Ingredients for Fudgy Brownies:

10 T. butter
1 1/4 C. sugar
3/4 C. + 2 T. unsweetened cocoa
1/4 t. kosher salt
1 t. vanilla
2 large cold eggs
1/2 C. all-purpose flour
2/3 C. chopped nuts, optional

Place the oven rack in the lower 1/3 of the oven and preheat to 325 degrees F.  Line the bottom and sides of an eight inch square pan with foil or parchment paper. leaving overhangs.       

Form a double boiler by placing a small amount of water in a pan and bring to a simmer.  Set a heat proof bowl above the simmering water,  Be sure the water does not touch the bottom of the bowl.  Combine butter, sugar, cocoa and salt in the bowl and stir occasionally as the butter melts.

After the butter is melted and the mixture is stirred together remove it from the heal and cool for 5 minutes.  It should be warm not hot.
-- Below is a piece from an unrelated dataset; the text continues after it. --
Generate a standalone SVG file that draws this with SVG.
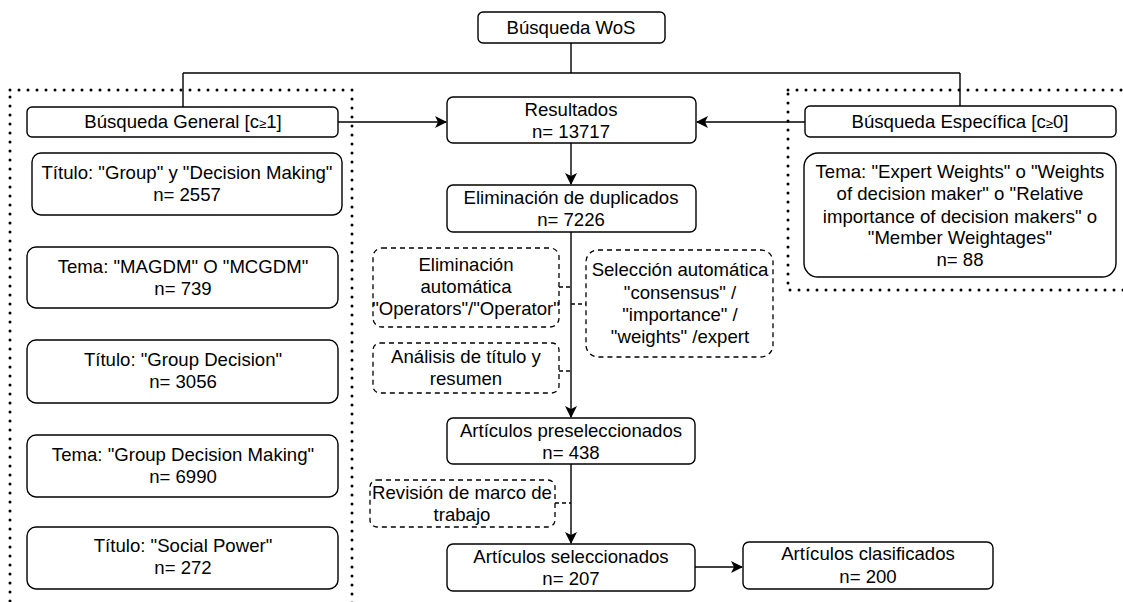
<svg xmlns="http://www.w3.org/2000/svg" width="1123" height="602" viewBox="0 0 1123 602">
  <defs>
    <marker id="arrow" viewBox="0 0 12 12" refX="11" refY="6" markerWidth="12" markerHeight="12" markerUnits="userSpaceOnUse" orient="auto">
      <path d="M0,0 L12,6 L0,12 L3,6 Z" fill="#000"/>
    </marker>
    <style>
      text { font-family: "Liberation Sans", Arial, Helvetica, sans-serif; font-size: 18.6px; fill: #000; text-anchor: middle; }
      .box { fill: #fff; stroke: #000; stroke-width: 1.4; }
      .dash { fill: #fff; stroke: #000; stroke-width: 1.3; stroke-dasharray: 5 4; }
      .group { fill: none; stroke: #000; stroke-width: 3; stroke-dasharray: 0 9; stroke-linecap: round; }
      .line { fill: none; stroke: #000; stroke-width: 1.4; }
      .arrow { fill: none; stroke: #000; stroke-width: 1.4; marker-end: url(#arrow); }
      .dline { fill: none; stroke: #000; stroke-width: 1.3; stroke-dasharray: 4 3; }
      .small { font-size: 13px; }
    </style>
  </defs>
  <rect width="1123" height="602" fill="#fff"/>

  <!-- dotted grouping frames -->
  <g id="frames">
    <rect class="group" x="10" y="90" width="342" height="530"/>
    <rect class="group" x="788" y="90" width="360" height="200"/>
  </g>

  <!-- connectors -->
  <g id="connectors">
    <path class="line" d="M571,43 V73 M183,73 H960 M183,73 V107 M960,73 V106"/>
    <path class="arrow" d="M338,122 H446"/>
    <path class="arrow" d="M805,122 H697"/>
    <path class="arrow" d="M571,143 V184"/>
    <path class="arrow" d="M571,232 V417"/>
    <path class="arrow" d="M571,464 V543"/>
    <path class="arrow" d="M695,567 H742"/>
    <path class="dline" d="M559,287 H571"/>
    <path class="dline" d="M571,304 H586"/>
    <path class="dline" d="M559,371 H571"/>
    <path class="dline" d="M555,503 H571"/>
  </g>

  <g id="busqueda-wos">
    <rect class="box" x="478" y="12" width="187" height="31" rx="5"/>
    <text x="571" y="34">Búsqueda WoS</text>
  </g>

  <g id="busqueda-general">
    <rect class="box" x="27" y="107" width="311" height="30" rx="5"/>
    <text x="183" y="128">Búsqueda General [c<tspan class="small">≥</tspan>1]</text>
  </g>

  <g id="titulo-group-dm">
    <rect class="box" x="32" y="153" width="310" height="62" rx="9"/>
    <text x="187" y="179">Título: "Group" y "Decision Making"</text>
    <text x="187" y="201">n= 2557</text>
  </g>

  <g id="tema-magdm">
    <rect class="box" x="27" y="247" width="311" height="61" rx="9"/>
    <text x="183" y="273">Tema: "MAGDM" O "MCGDM"</text>
    <text x="183" y="295">n= 739</text>
  </g>

  <g id="titulo-group-decision">
    <rect class="box" x="27" y="340" width="311" height="63" rx="9"/>
    <text x="183" y="366">Título: "Group Decision"</text>
    <text x="183" y="388">n= 3056</text>
  </g>

  <g id="tema-gdm">
    <rect class="box" x="27" y="435" width="311" height="62" rx="9"/>
    <text x="183" y="461">Tema: "Group Decision Making"</text>
    <text x="183" y="483">n= 6990</text>
  </g>

  <g id="titulo-social-power">
    <rect class="box" x="27" y="527" width="311" height="62" rx="9"/>
    <text x="183" y="552">Título: "Social Power"</text>
    <text x="183" y="574">n= 272</text>
  </g>

  <g id="resultados">
    <rect class="box" x="447" y="97" width="249" height="46" rx="6"/>
    <text x="571" y="116">Resultados</text>
    <text x="571" y="138">n= 13717</text>
  </g>

  <g id="busqueda-especifica">
    <rect class="box" x="805" y="106" width="311" height="31" rx="5"/>
    <text x="960" y="128">Búsqueda Específica [c<tspan class="small">≥</tspan>0]</text>
  </g>

  <g id="tema-expert-weights">
    <rect class="box" x="804" y="153" width="312" height="124" rx="14"/>
    <text x="960" y="178">Tema: "Expert Weights" o "Weights</text>
    <text x="960" y="200">of decision maker" o "Relative</text>
    <text x="960" y="223">importance of decision makers" o</text>
    <text x="960" y="244">"Member Weightages"</text>
    <text x="960" y="266">n= 88</text>
  </g>

  <g id="eliminacion-duplicados">
    <rect class="box" x="447" y="185" width="249" height="47" rx="6"/>
    <text x="571" y="204">Eliminación de duplicados</text>
    <text x="571" y="226">n= 7226</text>
  </g>

  <g id="eliminacion-automatica">
    <rect class="dash" x="373" y="248" width="186" height="79" rx="9"/>
    <text x="466" y="271">Eliminación</text>
    <text x="466" y="293">automática</text>
    <text x="466" y="315">"Operators"/"Operator"</text>
  </g>

  <g id="seleccion-automatica">
    <rect class="dash" x="586" y="250" width="187" height="107" rx="12"/>
    <text x="680" y="276">Selección automática</text>
    <text x="680" y="299">"consensus" /</text>
    <text x="680" y="321">"importance" /</text>
    <text x="680" y="343">"weights" /expert</text>
  </g>

  <g id="analisis-titulo">
    <rect class="dash" x="373" y="343" width="186" height="50" rx="7"/>
    <text x="466" y="363">Análisis de título y</text>
    <text x="466" y="385">resumen</text>
  </g>

  <g id="articulos-preseleccionados">
    <rect class="box" x="447" y="418" width="248" height="46" rx="6"/>
    <text x="571" y="437">Artículos preseleccionados</text>
    <text x="571" y="459">n= 438</text>
  </g>

  <g id="revision-marco">
    <rect class="dash" x="370" y="480" width="185" height="47" rx="7"/>
    <text x="462" y="499">Revisión de marco de</text>
    <text x="462" y="521">trabajo</text>
  </g>

  <g id="articulos-seleccionados">
    <rect class="box" x="447" y="544" width="248" height="47" rx="6"/>
    <text x="571" y="563">Artículos seleccionados</text>
    <text x="571" y="585">n= 207</text>
  </g>

  <g id="articulos-clasificados">
    <rect class="box" x="743" y="542" width="250" height="47" rx="6"/>
    <text x="868" y="560">Artículos clasificados</text>
    <text x="868" y="583">n= 200</text>
  </g>
</svg>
Stir in the vanilla with a wooden spoon.  Next add the eggs one at a time stirring vigorously after each.  When the batter is thick and shiny add the flour stirring until incorporated.  Now beat for 40 or 50 strokes.  Stir in the nuts.

16 lovely squares of deliciousness!
Spread into the prepared pan and bake for 25 minutes or until a toothpick inserted in the center comes out ALMOST clean.  Cool completely before removing from the pan and slicing.  Yield 16 squares.